There's a clip going around of Joy Reid on a CNN panel debating the roots of the recent American bombing of Iran. At one point Joy tries to push the panel to consider the 20th century roots of this conflict. She begins this line of inquiry by asking her fellow panelists why the Iran hostage crisis happened. One guests says that the crisis took place because "fundamentalist radicals took over the government," Joy pushes further and ask why that takeover happened. Two responses emerge–"because they're religious jihadis who want to eliminate western society" and "they hate our way of life." Joy then proceeds to give a rough summary of events in Iran since the coup d'etat in 1953, which was backed by America. Watching this portion of the exchange, I couldn't help but think that her co-panelists either were only lightly acquainted with the history of American intervention in Iran, or they didn't care. Perhaps it is both.

Anyway, this struck me because I'm still hung on something that became evident during my last book tour: there are a great many figures in American who make a living discussing foreign policy and and are deeply ignorant of the history which should inform those policies. Again, I suspect this ignorance is willful, and not incidental, for if the broad of punditry was informed, and spoke as such, I wonder if our most vaunted myths could stand. I want to take this argument at its most articulate:

“For all of our warts, the United States has clearly been a force for good in the world,” he said. “If you compare us to previous superpowers, we act less on the basis of naked self-interest, and have been interested in establishing norms that benefit everyone. If it is possible to do good at a bearable cost, to save lives, we will do it.”

I think this is probably not true. I'm only hedging because I never been to South America or Asia and my knowledge of their recent histories and interaction with the United States is basic. I don't believe the inherent nobility or evil of any human population and so there's no real reason for me to believe the American state is any less likely to act out of self-interest. Moreover, after my trip to Palestine, after seeing the wide between what was said (only democracy in the middle east), and what in fact was (apartheid), I lost of lot of faith in the narrative of statesmen that advantage their own state. Put bluntly I flew out of Tel Aviv I was left with one fundamental question: If I did not know we would do this, if I did not understand the depths of the evil we'd committed ourselves to, what else have I missed?

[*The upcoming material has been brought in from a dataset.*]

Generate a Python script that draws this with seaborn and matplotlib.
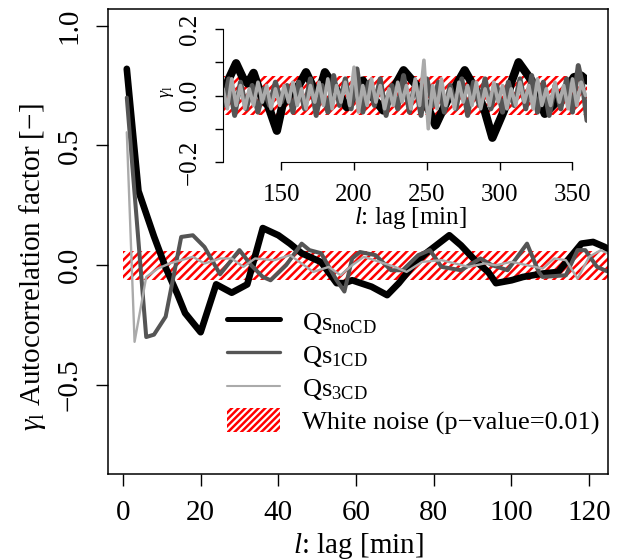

I think I'll spending the next few year finding out. I'm still struggle to articulate how much that trip deepened my politics in fundamental ways. I need to travel more. I need to read more. I need to know more, if only because it is clear to me that this America's narrators are nowhere near as objective as they imagine.

Anyway, Joy's short segment reminded that I needed to pick The Brothers: John Foster Dulles, Allen Dulles And Their Secret World War. The Dulles brothers (the elder the head of the CIA, and the younger Secretary of State under Eisenhower) are notorious lead characters in the 1953 coup. And this is but one instance of their misdealing, malfeasance and national perfidy. This was tradition. The Dulles brothers's grandfather, John Watson Foster, was secretary of state for just eight months President Benjamin Harrison and still he managed to leave a familiar heirloom:

“History remembers John Watson Foster’s brief term as secretary of state for a singular accomplishment. In 1893 he helped direct the overthrow of the Hawaiian monarchy. President Harrison had discreetly encouraged white settlers in Hawaii to rebel against Queen Liliuokalani, and when they did, Secretary of State Foster endorsed the landing of American troops at Honolulu to support them. The settlers proclaimed themselves Hawaii’s new government, the United States quickly recognized their regime, and the monarchy was no more.”
“The native inhabitants had proved themselves incapable of maintaining a respectable and responsible government,” Foster later wrote, “and lacked the energy or will to improve the advantages which Providence had given them.”
This made John Watson Foster the first American secretary of state to participate in the overthrow of a foreign government. Others would follow—including, more than a half century later, his grandson.”

The highlighted rhetoric is exceedingly familiar. The robber can never simply rob. The robber always need a reason.